Extract the full listing below without altering a single character.

====== INFORMATION SHOWN ======

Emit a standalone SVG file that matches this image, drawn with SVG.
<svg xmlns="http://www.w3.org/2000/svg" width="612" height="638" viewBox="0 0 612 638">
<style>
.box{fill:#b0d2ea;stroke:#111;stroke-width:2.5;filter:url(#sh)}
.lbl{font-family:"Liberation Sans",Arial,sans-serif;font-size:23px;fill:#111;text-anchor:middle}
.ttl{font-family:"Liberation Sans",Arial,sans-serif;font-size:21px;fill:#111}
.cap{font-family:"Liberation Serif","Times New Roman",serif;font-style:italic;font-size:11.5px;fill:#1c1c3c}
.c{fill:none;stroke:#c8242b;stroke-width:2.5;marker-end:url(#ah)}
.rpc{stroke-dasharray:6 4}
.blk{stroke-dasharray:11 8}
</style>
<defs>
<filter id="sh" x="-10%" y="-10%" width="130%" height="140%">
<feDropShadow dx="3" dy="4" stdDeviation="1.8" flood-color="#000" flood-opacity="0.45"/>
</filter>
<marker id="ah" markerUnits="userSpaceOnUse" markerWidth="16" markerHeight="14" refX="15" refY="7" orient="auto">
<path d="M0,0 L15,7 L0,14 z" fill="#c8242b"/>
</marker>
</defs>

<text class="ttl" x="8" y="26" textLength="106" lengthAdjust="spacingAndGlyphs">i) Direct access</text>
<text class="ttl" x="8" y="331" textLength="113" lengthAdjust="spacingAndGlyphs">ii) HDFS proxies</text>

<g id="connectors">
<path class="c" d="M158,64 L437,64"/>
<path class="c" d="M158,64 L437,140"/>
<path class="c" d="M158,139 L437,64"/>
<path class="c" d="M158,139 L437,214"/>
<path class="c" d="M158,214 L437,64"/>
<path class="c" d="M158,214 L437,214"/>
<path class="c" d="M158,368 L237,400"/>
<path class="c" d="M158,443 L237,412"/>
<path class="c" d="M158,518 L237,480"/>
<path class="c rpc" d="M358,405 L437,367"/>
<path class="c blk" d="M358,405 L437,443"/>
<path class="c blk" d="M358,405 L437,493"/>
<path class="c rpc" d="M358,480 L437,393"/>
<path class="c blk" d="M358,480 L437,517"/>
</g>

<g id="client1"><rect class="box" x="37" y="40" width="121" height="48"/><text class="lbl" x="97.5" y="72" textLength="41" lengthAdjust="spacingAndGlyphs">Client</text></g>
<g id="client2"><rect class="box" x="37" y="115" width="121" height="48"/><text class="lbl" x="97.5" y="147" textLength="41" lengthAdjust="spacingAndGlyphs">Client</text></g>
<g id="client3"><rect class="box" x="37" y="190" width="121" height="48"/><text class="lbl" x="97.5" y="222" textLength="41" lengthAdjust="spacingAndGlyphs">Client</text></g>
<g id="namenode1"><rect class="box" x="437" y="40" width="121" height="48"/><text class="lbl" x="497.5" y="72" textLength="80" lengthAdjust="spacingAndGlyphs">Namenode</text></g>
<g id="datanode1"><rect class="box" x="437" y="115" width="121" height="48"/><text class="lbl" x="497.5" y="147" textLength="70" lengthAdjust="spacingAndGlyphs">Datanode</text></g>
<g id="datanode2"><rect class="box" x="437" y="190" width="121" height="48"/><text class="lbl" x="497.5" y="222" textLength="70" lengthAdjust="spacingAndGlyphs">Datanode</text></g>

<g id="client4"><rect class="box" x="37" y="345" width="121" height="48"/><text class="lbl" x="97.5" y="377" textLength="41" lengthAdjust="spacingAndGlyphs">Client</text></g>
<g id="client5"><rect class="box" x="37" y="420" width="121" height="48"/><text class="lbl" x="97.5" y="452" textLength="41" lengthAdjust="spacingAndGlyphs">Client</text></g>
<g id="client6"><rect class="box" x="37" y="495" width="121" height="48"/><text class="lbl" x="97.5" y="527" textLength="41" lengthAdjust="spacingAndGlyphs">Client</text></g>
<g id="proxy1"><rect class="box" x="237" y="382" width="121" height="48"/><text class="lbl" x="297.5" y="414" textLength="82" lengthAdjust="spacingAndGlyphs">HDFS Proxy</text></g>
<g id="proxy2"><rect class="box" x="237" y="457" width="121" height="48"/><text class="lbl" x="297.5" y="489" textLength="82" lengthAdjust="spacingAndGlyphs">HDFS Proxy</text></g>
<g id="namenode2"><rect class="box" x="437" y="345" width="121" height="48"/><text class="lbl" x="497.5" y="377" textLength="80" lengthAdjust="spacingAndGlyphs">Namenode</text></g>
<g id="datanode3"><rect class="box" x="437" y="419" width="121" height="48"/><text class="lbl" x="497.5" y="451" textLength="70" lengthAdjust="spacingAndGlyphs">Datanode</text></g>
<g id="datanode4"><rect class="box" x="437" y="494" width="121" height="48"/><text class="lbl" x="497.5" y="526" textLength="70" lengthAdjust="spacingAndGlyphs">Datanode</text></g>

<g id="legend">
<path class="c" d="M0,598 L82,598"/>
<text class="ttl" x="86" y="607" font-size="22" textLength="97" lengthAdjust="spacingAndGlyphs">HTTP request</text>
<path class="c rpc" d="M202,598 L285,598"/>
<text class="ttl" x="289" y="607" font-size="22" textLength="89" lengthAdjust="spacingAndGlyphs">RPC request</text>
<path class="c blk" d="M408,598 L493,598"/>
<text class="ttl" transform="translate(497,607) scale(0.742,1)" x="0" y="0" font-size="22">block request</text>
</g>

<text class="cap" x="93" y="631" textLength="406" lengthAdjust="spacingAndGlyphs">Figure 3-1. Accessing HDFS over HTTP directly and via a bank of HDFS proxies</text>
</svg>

======

[REPLY]
Emit a standalone SVG file that matches this image, drawn with SVG.
<svg xmlns="http://www.w3.org/2000/svg" width="612" height="638" viewBox="0 0 612 638">
<style>
.box{fill:#b0d2ea;stroke:#111;stroke-width:2.5;filter:url(#sh)}
.lbl{font-family:"Liberation Sans",Arial,sans-serif;font-size:23px;fill:#111;text-anchor:middle}
.ttl{font-family:"Liberation Sans",Arial,sans-serif;font-size:21px;fill:#111}
.cap{font-family:"Liberation Serif","Times New Roman",serif;font-style:italic;font-size:11.5px;fill:#1c1c3c}
.c{fill:none;stroke:#c8242b;stroke-width:2.5;marker-end:url(#ah)}
.rpc{stroke-dasharray:6 4}
.blk{stroke-dasharray:11 8}
</style>
<defs>
<filter id="sh" x="-10%" y="-10%" width="130%" height="140%">
<feDropShadow dx="3" dy="4" stdDeviation="1.8" flood-color="#000" flood-opacity="0.45"/>
</filter>
<marker id="ah" markerUnits="userSpaceOnUse" markerWidth="16" markerHeight="14" refX="15" refY="7" orient="auto">
<path d="M0,0 L15,7 L0,14 z" fill="#c8242b"/>
</marker>
</defs>

<text class="ttl" x="8" y="26" textLength="106" lengthAdjust="spacingAndGlyphs">i) Direct access</text>
<text class="ttl" x="8" y="331" textLength="113" lengthAdjust="spacingAndGlyphs">ii) HDFS proxies</text>

<g id="connectors">
<path class="c" d="M158,64 L437,64"/>
<path class="c" d="M158,64 L437,140"/>
<path class="c" d="M158,139 L437,64"/>
<path class="c" d="M158,139 L437,214"/>
<path class="c" d="M158,214 L437,64"/>
<path class="c" d="M158,214 L437,214"/>
<path class="c" d="M158,368 L237,400"/>
<path class="c" d="M158,443 L237,412"/>
<path class="c" d="M158,518 L237,480"/>
<path class="c rpc" d="M358,405 L437,367"/>
<path class="c blk" d="M358,405 L437,443"/>
<path class="c blk" d="M358,405 L437,493"/>
<path class="c rpc" d="M358,480 L437,393"/>
<path class="c blk" d="M358,480 L437,517"/>
</g>

<g id="client1"><rect class="box" x="37" y="40" width="121" height="48"/><text class="lbl" x="97.5" y="72" textLength="41" lengthAdjust="spacingAndGlyphs">Client</text></g>
<g id="client2"><rect class="box" x="37" y="115" width="121" height="48"/><text class="lbl" x="97.5" y="147" textLength="41" lengthAdjust="spacingAndGlyphs">Client</text></g>
<g id="client3"><rect class="box" x="37" y="190" width="121" height="48"/><text class="lbl" x="97.5" y="222" textLength="41" lengthAdjust="spacingAndGlyphs">Client</text></g>
<g id="namenode1"><rect class="box" x="437" y="40" width="121" height="48"/><text class="lbl" x="497.5" y="72" textLength="80" lengthAdjust="spacingAndGlyphs">Namenode</text></g>
<g id="datanode1"><rect class="box" x="437" y="115" width="121" height="48"/><text class="lbl" x="497.5" y="147" textLength="70" lengthAdjust="spacingAndGlyphs">Datanode</text></g>
<g id="datanode2"><rect class="box" x="437" y="190" width="121" height="48"/><text class="lbl" x="497.5" y="222" textLength="70" lengthAdjust="spacingAndGlyphs">Datanode</text></g>

<g id="client4"><rect class="box" x="37" y="345" width="121" height="48"/><text class="lbl" x="97.5" y="377" textLength="41" lengthAdjust="spacingAndGlyphs">Client</text></g>
<g id="client5"><rect class="box" x="37" y="420" width="121" height="48"/><text class="lbl" x="97.5" y="452" textLength="41" lengthAdjust="spacingAndGlyphs">Client</text></g>
<g id="client6"><rect class="box" x="37" y="495" width="121" height="48"/><text class="lbl" x="97.5" y="527" textLength="41" lengthAdjust="spacingAndGlyphs">Client</text></g>
<g id="proxy1"><rect class="box" x="237" y="382" width="121" height="48"/><text class="lbl" x="297.5" y="414" textLength="82" lengthAdjust="spacingAndGlyphs">HDFS Proxy</text></g>
<g id="proxy2"><rect class="box" x="237" y="457" width="121" height="48"/><text class="lbl" x="297.5" y="489" textLength="82" lengthAdjust="spacingAndGlyphs">HDFS Proxy</text></g>
<g id="namenode2"><rect class="box" x="437" y="345" width="121" height="48"/><text class="lbl" x="497.5" y="377" textLength="80" lengthAdjust="spacingAndGlyphs">Namenode</text></g>
<g id="datanode3"><rect class="box" x="437" y="419" width="121" height="48"/><text class="lbl" x="497.5" y="451" textLength="70" lengthAdjust="spacingAndGlyphs">Datanode</text></g>
<g id="datanode4"><rect class="box" x="437" y="494" width="121" height="48"/><text class="lbl" x="497.5" y="526" textLength="70" lengthAdjust="spacingAndGlyphs">Datanode</text></g>

<g id="legend">
<path class="c" d="M0,598 L82,598"/>
<text class="ttl" x="86" y="607" font-size="22" textLength="97" lengthAdjust="spacingAndGlyphs">HTTP request</text>
<path class="c rpc" d="M202,598 L285,598"/>
<text class="ttl" x="289" y="607" font-size="22" textLength="89" lengthAdjust="spacingAndGlyphs">RPC request</text>
<path class="c blk" d="M408,598 L493,598"/>
<text class="ttl" transform="translate(497,607) scale(0.742,1)" x="0" y="0" font-size="22">block request</text>
</g>

<text class="cap" x="93" y="631" textLength="406" lengthAdjust="spacingAndGlyphs">Figure 3-1. Accessing HDFS over HTTP directly and via a bank of HDFS proxies</text>
</svg>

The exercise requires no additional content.